I would say winegrowing thirty years ago in Oregon was cutting edge just in the fact that they tried. The wines themselves left much to be desired.

As far as the 07 vintage I think it's an excellent vintage for those with proper yields, who waited to pick and were on top of their spray programs throughout the year.

I've talked to Tony many times about this wine, which he made because he believed in the idea and wanted to pursue it. The marketing came after the wine. That's just Domaine Serene's way. A full page WS ad for a few hundred cases is an extravagance you won't see from us or any other Oregon winery for that matter. However, I would not confuse Tony's passion for making wine with the DS marketing machine. We'll make about 150 cases of ours, which we'll sell direct to our mailing list.

Wicker Parker said...

Hope you get a chance to try the J. K. Carriere Glass Willamette Valley White Pinot Noir, which excepting La Suffrene and Pradeaux (Bandols both) is perhaps the finest still rosé I've had.

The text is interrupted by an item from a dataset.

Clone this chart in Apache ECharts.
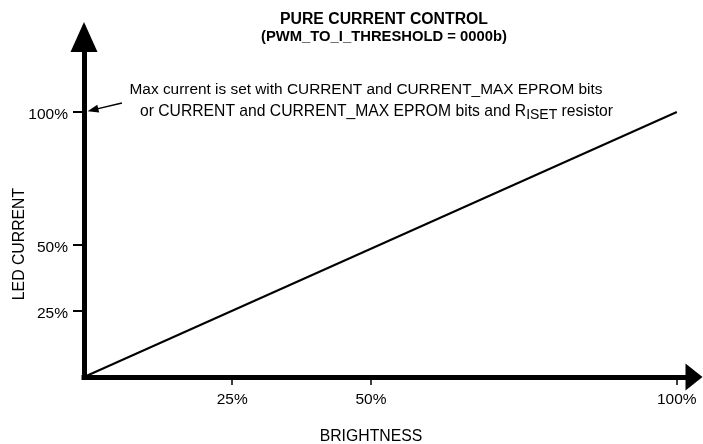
<!DOCTYPE html>
<html>
<head>
<meta charset="utf-8">
<script src="https://cdn.jsdelivr.net/npm/echarts@6/dist/echarts.min.js"></script>
<style>
html,body{margin:0;padding:0;background:#fff;}
#c{width:703px;height:444px;}
</style>
</head>
<body>
<div id="c"></div>
<script>
// Data
const brightness = [0, 100];
const ledCurrent = [0, 100];
const xTickValues = [25, 48.4, 100];
const xTickLabels = ['25%', '50%', '100%'];
const yTickValues = [25, 50, 100];
const yTickLabels = ['25%', '50%', '100%'];
const titleLines = ['PURE CURRENT CONTROL', '(PWM_TO_I_THRESHOLD = 0000b)'];
const xAxisName = 'BRIGHTNESS';
const yAxisName = 'LED CURRENT';
const noteLine1 = 'Max current is set with CURRENT and CURRENT_MAX EPROM bits';
const noteLine2a = 'or CURRENT and CURRENT_MAX EPROM bits and R';
const noteLine2sub = 'ISET';
const noteLine2b = ' resistor';
const noteArrowFrom = [6.4, 103.4];
const noteArrowTo = [1.5, 100.8];

const FONT = '"Liberation Sans", Arial, Helvetica, sans-serif';
const chart = echarts.init(document.getElementById('c'));

const xLabelMap = {}; xTickValues.forEach((v, i) => xLabelMap[v] = xTickLabels[i]);
const yLabelMap = {}; yTickValues.forEach((v, i) => yLabelMap[v] = yTickLabels[i]);

chart.setOption({
  animation: false,
  backgroundColor: '#fff',
  grid: { left: 84, right: 9, top: 37, bottom: 67, containLabel: false, outerBoundsMode: 'none' },
  xAxis: {
    type: 'value', min: 0, max: 102.9,
    name: xAxisName, nameLocation: 'middle', nameGap: 52,
    nameTextStyle: { color: '#000', fontSize: 15.8, fontFamily: FONT, padding: [0, 36, 0, 0] },
    axisLine: { show: true, onZero: false, symbol: ['none', 'triangle'], symbolSize: [27, 17],
      lineStyle: { color: '#000', width: 5, cap: 'square' } },
    axisTick: { show: true, length: 8, customValues: xTickValues, lineStyle: { color: '#000', width: 1.5 } },
    axisLabel: { show: true, margin: 15, customValues: xTickValues, color: '#000', fontSize: 15.5, fontFamily: FONT,
      formatter: v => xLabelMap[v] || '' },
    splitLine: { show: false }
  },
  yAxis: {
    type: 'value', min: 0, max: 128.3,
    axisLine: { show: true, onZero: false, symbol: ['none', 'triangle'], symbolSize: [27, 30],
      lineStyle: { color: '#000', width: 5, cap: 'square' } },
    axisTick: { show: true, length: 11, customValues: yTickValues, lineStyle: { color: '#000', width: 2 } },
    axisLabel: { show: true, margin: 16, customValues: yTickValues, color: '#000', fontSize: 15.5, fontFamily: FONT,
      lineHeight: 22, verticalAlign: 'top', padding: [-8, 0, 0, 0], formatter: v => yLabelMap[v] || '' },
    splitLine: { show: false }
  },
  series: [{
    type: 'line',
    data: brightness.map((x, i) => [x, ledCurrent[i]]),
    showSymbol: false, symbol: 'none',
    lineStyle: { color: '#000', width: 2 },
    markLine: {
      silent: true, animation: false,
      symbol: ['none', 'triangle'], symbolSize: [8, 11],
      lineStyle: { color: '#000', width: 1.5, type: 'solid' },
      label: { show: false },
      data: [[{ coord: noteArrowFrom }, { coord: noteArrowTo }]]
    }
  }],
  graphic: [
    { type: 'text', x: 384, y: 19.5, style: { text: titleLines[0], textAlign: 'center', textVerticalAlign: 'middle',
      font: 'bold 15.8px ' + FONT, fill: '#000' } },
    { type: 'text', x: 384, y: 36.5, style: { text: titleLines[1], textAlign: 'center', textVerticalAlign: 'middle',
      font: 'bold 14.8px ' + FONT, fill: '#000' } },
    { type: 'text', x: 20, y: 244, rotation: Math.PI / 2, style: { text: yAxisName, textAlign: 'center', textVerticalAlign: 'middle',
      font: '15.8px ' + FONT, fill: '#000' } },
    { type: 'text', x: 366, y: 90, style: { text: noteLine1, textAlign: 'center', textVerticalAlign: 'middle',
      font: '15.4px ' + FONT, fill: '#000' } },
    { type: 'text', x: 376.5, y: 111.5, style: {
      text: '{m|' + noteLine2a + '}{s|' + noteLine2sub + '}{m|' + noteLine2b + '}',
      textAlign: 'center', textVerticalAlign: 'middle', fill: '#000',
      rich: {
        m: { fontSize: 15.7, fontFamily: FONT, lineHeight: 22, verticalAlign: 'middle', fill: '#000' },
        s: { fontSize: 14, fontFamily: FONT, lineHeight: 14, verticalAlign: 'bottom', fill: '#000' }
      } } }
  ]
});
</script>
</body>
</html>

It's made somewhat similarly to the Coeur Blanc except: 1) it's an intentional rosé, the color of a gris de gris, 2) the winemaker adds Chardonnay (!) lees and then subjects the cold-fermenting brew to battonage, 3) it's released on rosé time, the immediate following spring, and 4) it sells to the tune of $21 per bottle -- not an MC5 tune, but maybe a Sonic Youth tune.

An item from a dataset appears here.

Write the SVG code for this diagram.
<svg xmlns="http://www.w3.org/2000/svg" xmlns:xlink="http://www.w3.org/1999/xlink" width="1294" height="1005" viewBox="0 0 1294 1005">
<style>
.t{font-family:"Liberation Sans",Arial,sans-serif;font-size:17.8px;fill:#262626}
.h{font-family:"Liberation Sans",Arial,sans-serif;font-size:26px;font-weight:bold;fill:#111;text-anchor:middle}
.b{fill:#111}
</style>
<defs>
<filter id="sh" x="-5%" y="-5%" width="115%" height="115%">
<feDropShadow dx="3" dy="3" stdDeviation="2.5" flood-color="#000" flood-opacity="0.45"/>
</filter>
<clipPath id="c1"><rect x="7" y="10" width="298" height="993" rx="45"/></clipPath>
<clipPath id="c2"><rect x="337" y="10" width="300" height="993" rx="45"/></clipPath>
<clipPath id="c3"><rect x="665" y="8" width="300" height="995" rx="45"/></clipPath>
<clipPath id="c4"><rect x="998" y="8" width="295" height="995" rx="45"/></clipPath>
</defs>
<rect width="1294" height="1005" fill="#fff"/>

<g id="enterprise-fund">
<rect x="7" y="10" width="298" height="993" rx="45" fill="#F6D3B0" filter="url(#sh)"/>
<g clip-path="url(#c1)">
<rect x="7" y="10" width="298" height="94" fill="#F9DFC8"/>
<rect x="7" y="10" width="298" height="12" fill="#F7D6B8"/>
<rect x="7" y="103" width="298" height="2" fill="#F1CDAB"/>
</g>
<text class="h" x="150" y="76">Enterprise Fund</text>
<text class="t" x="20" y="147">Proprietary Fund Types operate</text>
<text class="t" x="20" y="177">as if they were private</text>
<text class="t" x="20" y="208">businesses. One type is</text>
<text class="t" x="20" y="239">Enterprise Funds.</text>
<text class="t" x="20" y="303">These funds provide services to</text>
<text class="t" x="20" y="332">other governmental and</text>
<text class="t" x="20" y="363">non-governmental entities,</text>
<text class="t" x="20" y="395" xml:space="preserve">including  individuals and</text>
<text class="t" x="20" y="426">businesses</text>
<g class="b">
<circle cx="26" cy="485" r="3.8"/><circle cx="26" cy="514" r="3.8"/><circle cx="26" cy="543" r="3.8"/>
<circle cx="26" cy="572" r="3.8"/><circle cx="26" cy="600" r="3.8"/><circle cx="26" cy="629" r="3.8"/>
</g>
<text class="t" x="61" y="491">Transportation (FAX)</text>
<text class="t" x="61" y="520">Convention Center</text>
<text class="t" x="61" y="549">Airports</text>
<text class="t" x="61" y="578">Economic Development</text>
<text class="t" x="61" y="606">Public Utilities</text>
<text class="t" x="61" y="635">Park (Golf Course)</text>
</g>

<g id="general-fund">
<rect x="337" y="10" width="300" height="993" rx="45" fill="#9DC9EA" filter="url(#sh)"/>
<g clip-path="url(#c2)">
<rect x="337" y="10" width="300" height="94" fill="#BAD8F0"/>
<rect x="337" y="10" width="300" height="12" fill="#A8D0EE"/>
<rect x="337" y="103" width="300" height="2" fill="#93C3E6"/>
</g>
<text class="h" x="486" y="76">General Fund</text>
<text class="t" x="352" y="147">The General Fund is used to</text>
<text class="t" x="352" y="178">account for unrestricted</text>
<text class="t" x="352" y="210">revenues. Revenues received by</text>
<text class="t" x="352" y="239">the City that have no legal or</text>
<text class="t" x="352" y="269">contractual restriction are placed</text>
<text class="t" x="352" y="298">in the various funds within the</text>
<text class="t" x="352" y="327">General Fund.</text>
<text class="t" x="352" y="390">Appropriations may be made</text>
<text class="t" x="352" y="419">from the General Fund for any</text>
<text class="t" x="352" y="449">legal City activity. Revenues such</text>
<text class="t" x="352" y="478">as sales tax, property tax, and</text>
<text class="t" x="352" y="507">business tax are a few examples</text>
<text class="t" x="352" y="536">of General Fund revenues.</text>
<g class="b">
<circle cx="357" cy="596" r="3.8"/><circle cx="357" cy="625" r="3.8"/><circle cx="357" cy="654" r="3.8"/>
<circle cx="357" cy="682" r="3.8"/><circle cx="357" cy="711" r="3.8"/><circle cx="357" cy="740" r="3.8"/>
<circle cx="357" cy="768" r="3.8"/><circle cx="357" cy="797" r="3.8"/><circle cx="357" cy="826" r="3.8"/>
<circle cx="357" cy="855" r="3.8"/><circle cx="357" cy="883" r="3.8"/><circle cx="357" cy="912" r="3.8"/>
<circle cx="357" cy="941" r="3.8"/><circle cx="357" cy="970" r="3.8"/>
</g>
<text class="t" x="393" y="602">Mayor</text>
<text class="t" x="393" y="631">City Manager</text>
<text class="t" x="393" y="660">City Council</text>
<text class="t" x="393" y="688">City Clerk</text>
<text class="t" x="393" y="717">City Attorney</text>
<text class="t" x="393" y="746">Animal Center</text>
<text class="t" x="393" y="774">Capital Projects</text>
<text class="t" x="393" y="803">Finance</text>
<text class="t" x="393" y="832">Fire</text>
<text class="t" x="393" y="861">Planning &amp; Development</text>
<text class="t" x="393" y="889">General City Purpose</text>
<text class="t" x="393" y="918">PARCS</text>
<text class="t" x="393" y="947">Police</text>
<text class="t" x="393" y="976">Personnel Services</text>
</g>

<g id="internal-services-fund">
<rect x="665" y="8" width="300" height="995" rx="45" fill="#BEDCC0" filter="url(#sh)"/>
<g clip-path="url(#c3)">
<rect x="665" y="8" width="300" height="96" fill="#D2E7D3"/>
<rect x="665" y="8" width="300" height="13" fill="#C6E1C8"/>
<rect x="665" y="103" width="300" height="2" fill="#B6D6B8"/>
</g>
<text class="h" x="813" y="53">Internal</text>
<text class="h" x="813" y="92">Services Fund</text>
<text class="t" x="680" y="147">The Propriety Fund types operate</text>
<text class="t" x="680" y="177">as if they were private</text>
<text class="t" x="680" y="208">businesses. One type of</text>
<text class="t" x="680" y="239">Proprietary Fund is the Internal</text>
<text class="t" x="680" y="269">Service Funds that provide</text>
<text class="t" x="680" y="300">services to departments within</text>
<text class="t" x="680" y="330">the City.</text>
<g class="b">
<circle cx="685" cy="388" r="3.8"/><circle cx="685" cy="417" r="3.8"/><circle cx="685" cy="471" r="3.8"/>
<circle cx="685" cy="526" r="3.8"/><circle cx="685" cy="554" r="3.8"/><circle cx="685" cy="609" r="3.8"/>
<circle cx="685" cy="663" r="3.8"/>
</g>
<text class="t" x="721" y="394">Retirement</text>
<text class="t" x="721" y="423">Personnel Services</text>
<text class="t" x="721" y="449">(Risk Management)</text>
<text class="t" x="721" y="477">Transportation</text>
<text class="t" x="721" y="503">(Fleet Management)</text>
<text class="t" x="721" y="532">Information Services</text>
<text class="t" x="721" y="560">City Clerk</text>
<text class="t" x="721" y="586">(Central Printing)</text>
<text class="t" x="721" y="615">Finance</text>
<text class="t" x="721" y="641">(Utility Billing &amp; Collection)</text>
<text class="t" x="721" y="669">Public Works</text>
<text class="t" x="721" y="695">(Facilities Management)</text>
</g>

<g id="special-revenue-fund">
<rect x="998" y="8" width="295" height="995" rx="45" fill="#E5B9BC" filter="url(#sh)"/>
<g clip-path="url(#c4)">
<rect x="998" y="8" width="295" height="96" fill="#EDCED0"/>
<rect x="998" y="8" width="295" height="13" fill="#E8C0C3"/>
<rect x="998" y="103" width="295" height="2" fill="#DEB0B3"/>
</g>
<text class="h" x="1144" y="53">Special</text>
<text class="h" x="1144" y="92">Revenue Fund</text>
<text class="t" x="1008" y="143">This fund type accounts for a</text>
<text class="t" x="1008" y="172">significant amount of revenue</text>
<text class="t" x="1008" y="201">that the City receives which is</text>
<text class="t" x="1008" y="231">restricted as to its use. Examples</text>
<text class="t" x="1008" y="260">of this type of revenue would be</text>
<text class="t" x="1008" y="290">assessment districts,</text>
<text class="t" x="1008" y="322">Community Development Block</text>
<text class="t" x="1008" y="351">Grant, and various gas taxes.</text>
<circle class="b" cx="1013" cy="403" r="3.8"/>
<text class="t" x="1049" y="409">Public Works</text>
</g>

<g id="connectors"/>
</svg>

Is Domaine Serene limiting production in a cynical attempt to drive up price and demand? Sure seems that way from here.

David McDuff said...

Thanks for the suggestions, WP. I'll keep an eye out for all three but particularly for the Carriere.

The full page ad placement, which was repeated in the most recent edition of WS, would definitely seem to reinforce your thoughts about the "cynical" marketing strategy behind Coeur Blanc.